+++ GIVEN ENTRIES
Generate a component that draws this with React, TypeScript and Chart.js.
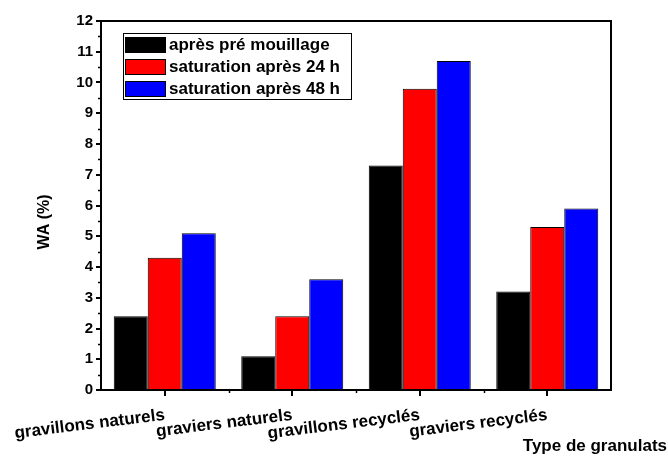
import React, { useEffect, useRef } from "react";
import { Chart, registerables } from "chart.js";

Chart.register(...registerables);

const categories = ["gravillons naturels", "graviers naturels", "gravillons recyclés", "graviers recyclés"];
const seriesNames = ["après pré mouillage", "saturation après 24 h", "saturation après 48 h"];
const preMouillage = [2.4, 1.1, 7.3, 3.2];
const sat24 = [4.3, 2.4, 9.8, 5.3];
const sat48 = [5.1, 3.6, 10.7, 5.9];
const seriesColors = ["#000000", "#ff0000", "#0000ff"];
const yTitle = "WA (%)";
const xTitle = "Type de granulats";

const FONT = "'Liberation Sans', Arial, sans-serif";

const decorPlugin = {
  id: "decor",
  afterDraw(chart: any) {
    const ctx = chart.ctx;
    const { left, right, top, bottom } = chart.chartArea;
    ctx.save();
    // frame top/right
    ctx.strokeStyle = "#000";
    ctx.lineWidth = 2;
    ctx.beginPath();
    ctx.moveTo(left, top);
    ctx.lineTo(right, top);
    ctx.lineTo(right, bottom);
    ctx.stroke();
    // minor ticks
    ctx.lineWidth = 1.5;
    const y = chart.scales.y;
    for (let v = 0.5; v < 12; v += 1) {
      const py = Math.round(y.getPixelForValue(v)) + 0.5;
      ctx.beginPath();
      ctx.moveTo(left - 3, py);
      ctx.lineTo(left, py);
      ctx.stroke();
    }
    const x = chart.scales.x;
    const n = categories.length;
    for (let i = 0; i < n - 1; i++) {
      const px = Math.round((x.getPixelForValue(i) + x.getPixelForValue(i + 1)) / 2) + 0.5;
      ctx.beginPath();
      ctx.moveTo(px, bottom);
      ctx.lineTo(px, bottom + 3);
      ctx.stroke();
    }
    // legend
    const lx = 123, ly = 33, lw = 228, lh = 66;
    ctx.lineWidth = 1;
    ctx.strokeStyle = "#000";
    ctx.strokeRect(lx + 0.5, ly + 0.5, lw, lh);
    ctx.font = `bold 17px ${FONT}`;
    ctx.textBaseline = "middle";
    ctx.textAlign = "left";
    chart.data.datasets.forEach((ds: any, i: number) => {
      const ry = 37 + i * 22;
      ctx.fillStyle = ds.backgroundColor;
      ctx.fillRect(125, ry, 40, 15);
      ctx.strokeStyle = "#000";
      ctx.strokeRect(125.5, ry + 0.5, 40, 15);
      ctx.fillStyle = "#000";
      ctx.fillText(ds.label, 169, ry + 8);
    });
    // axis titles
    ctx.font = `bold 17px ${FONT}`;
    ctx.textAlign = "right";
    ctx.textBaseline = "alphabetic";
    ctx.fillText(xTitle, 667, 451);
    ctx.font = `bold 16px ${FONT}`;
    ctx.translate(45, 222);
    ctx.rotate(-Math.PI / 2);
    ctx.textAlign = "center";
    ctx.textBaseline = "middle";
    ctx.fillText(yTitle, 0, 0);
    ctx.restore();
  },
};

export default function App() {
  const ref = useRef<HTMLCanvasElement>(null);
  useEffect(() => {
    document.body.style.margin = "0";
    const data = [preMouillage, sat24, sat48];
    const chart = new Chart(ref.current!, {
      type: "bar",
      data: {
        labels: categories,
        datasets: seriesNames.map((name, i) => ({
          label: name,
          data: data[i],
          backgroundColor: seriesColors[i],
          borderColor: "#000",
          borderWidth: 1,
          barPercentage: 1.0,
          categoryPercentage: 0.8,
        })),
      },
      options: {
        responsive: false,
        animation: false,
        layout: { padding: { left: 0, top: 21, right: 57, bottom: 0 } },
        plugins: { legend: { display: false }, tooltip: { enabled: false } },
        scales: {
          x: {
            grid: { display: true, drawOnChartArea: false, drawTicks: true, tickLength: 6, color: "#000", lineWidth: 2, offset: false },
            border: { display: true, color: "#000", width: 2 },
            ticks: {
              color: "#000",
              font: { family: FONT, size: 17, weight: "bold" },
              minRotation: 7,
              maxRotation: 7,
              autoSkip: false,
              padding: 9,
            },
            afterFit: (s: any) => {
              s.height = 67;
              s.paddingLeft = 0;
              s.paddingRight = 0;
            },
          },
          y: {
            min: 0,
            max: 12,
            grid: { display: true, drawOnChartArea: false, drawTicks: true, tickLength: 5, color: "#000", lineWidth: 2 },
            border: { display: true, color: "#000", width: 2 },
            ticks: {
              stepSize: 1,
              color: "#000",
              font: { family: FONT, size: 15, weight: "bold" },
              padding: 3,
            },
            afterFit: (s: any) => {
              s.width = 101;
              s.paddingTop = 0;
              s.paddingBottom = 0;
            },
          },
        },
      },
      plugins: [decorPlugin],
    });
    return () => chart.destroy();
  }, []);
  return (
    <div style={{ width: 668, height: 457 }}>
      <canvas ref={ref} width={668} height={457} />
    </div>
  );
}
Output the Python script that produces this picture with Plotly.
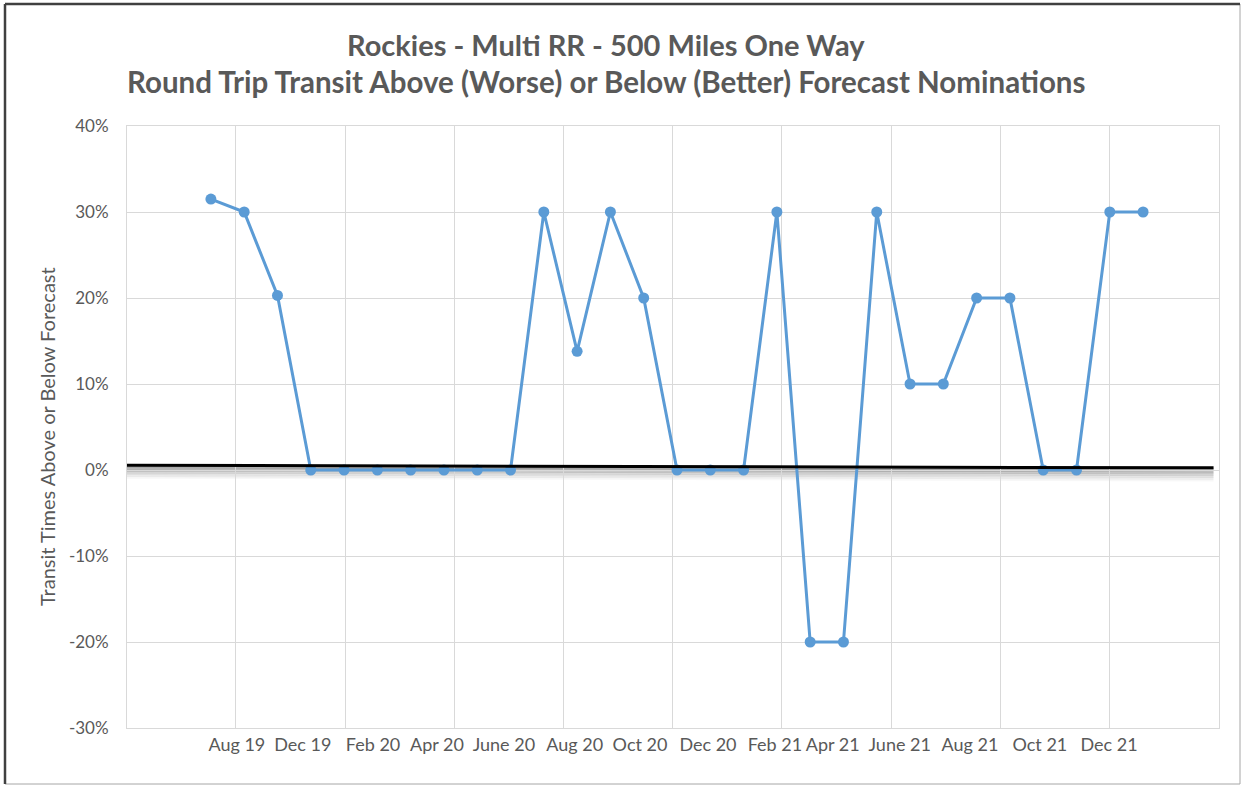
++++++
** TASK STATEMENT **
Leave the pictures out and print the records above exactly as they stand.

** SOLUTION FOR THIS PROBLEM **
Generate a component that draws this with React, TypeScript and Chart.js.
import React, { useEffect, useRef } from "react";
import { Chart, registerables } from "chart.js";

Chart.register(...registerables);

const categories = ["gravillons naturels", "graviers naturels", "gravillons recyclés", "graviers recyclés"];
const seriesNames = ["après pré mouillage", "saturation après 24 h", "saturation après 48 h"];
const preMouillage = [2.4, 1.1, 7.3, 3.2];
const sat24 = [4.3, 2.4, 9.8, 5.3];
const sat48 = [5.1, 3.6, 10.7, 5.9];
const seriesColors = ["#000000", "#ff0000", "#0000ff"];
const yTitle = "WA (%)";
const xTitle = "Type de granulats";

const FONT = "'Liberation Sans', Arial, sans-serif";

const decorPlugin = {
  id: "decor",
  afterDraw(chart: any) {
    const ctx = chart.ctx;
    const { left, right, top, bottom } = chart.chartArea;
    ctx.save();
    // frame top/right
    ctx.strokeStyle = "#000";
    ctx.lineWidth = 2;
    ctx.beginPath();
    ctx.moveTo(left, top);
    ctx.lineTo(right, top);
    ctx.lineTo(right, bottom);
    ctx.stroke();
    // minor ticks
    ctx.lineWidth = 1.5;
    const y = chart.scales.y;
    for (let v = 0.5; v < 12; v += 1) {
      const py = Math.round(y.getPixelForValue(v)) + 0.5;
      ctx.beginPath();
      ctx.moveTo(left - 3, py);
      ctx.lineTo(left, py);
      ctx.stroke();
    }
    const x = chart.scales.x;
    const n = categories.length;
    for (let i = 0; i < n - 1; i++) {
      const px = Math.round((x.getPixelForValue(i) + x.getPixelForValue(i + 1)) / 2) + 0.5;
      ctx.beginPath();
      ctx.moveTo(px, bottom);
      ctx.lineTo(px, bottom + 3);
      ctx.stroke();
    }
    // legend
    const lx = 123, ly = 33, lw = 228, lh = 66;
    ctx.lineWidth = 1;
    ctx.strokeStyle = "#000";
    ctx.strokeRect(lx + 0.5, ly + 0.5, lw, lh);
    ctx.font = `bold 17px ${FONT}`;
    ctx.textBaseline = "middle";
    ctx.textAlign = "left";
    chart.data.datasets.forEach((ds: any, i: number) => {
      const ry = 37 + i * 22;
      ctx.fillStyle = ds.backgroundColor;
      ctx.fillRect(125, ry, 40, 15);
      ctx.strokeStyle = "#000";
      ctx.strokeRect(125.5, ry + 0.5, 40, 15);
      ctx.fillStyle = "#000";
      ctx.fillText(ds.label, 169, ry + 8);
    });
    // axis titles
    ctx.font = `bold 17px ${FONT}`;
    ctx.textAlign = "right";
    ctx.textBaseline = "alphabetic";
    ctx.fillText(xTitle, 667, 451);
    ctx.font = `bold 16px ${FONT}`;
    ctx.translate(45, 222);
    ctx.rotate(-Math.PI / 2);
    ctx.textAlign = "center";
    ctx.textBaseline = "middle";
    ctx.fillText(yTitle, 0, 0);
    ctx.restore();
  },
};

export default function App() {
  const ref = useRef<HTMLCanvasElement>(null);
  useEffect(() => {
    document.body.style.margin = "0";
    const data = [preMouillage, sat24, sat48];
    const chart = new Chart(ref.current!, {
      type: "bar",
      data: {
        labels: categories,
        datasets: seriesNames.map((name, i) => ({
          label: name,
          data: data[i],
          backgroundColor: seriesColors[i],
          borderColor: "#000",
          borderWidth: 1,
          barPercentage: 1.0,
          categoryPercentage: 0.8,
        })),
      },
      options: {
        responsive: false,
        animation: false,
        layout: { padding: { left: 0, top: 21, right: 57, bottom: 0 } },
        plugins: { legend: { display: false }, tooltip: { enabled: false } },
        scales: {
          x: {
            grid: { display: true, drawOnChartArea: false, drawTicks: true, tickLength: 6, color: "#000", lineWidth: 2, offset: false },
            border: { display: true, color: "#000", width: 2 },
            ticks: {
              color: "#000",
              font: { family: FONT, size: 17, weight: "bold" },
              minRotation: 7,
              maxRotation: 7,
              autoSkip: false,
              padding: 9,
            },
            afterFit: (s: any) => {
              s.height = 67;
              s.paddingLeft = 0;
              s.paddingRight = 0;
            },
          },
          y: {
            min: 0,
            max: 12,
            grid: { display: true, drawOnChartArea: false, drawTicks: true, tickLength: 5, color: "#000", lineWidth: 2 },
            border: { display: true, color: "#000", width: 2 },
            ticks: {
              stepSize: 1,
              color: "#000",
              font: { family: FONT, size: 15, weight: "bold" },
              padding: 3,
            },
            afterFit: (s: any) => {
              s.width = 101;
              s.paddingTop = 0;
              s.paddingBottom = 0;
            },
          },
        },
      },
      plugins: [decorPlugin],
    });
    return () => chart.destroy();
  }, []);
  return (
    <div style={{ width: 668, height: 457 }}>
      <canvas ref={ref} width={668} height={457} />
    </div>
  );
}
Output the Python script that produces this picture with Plotly.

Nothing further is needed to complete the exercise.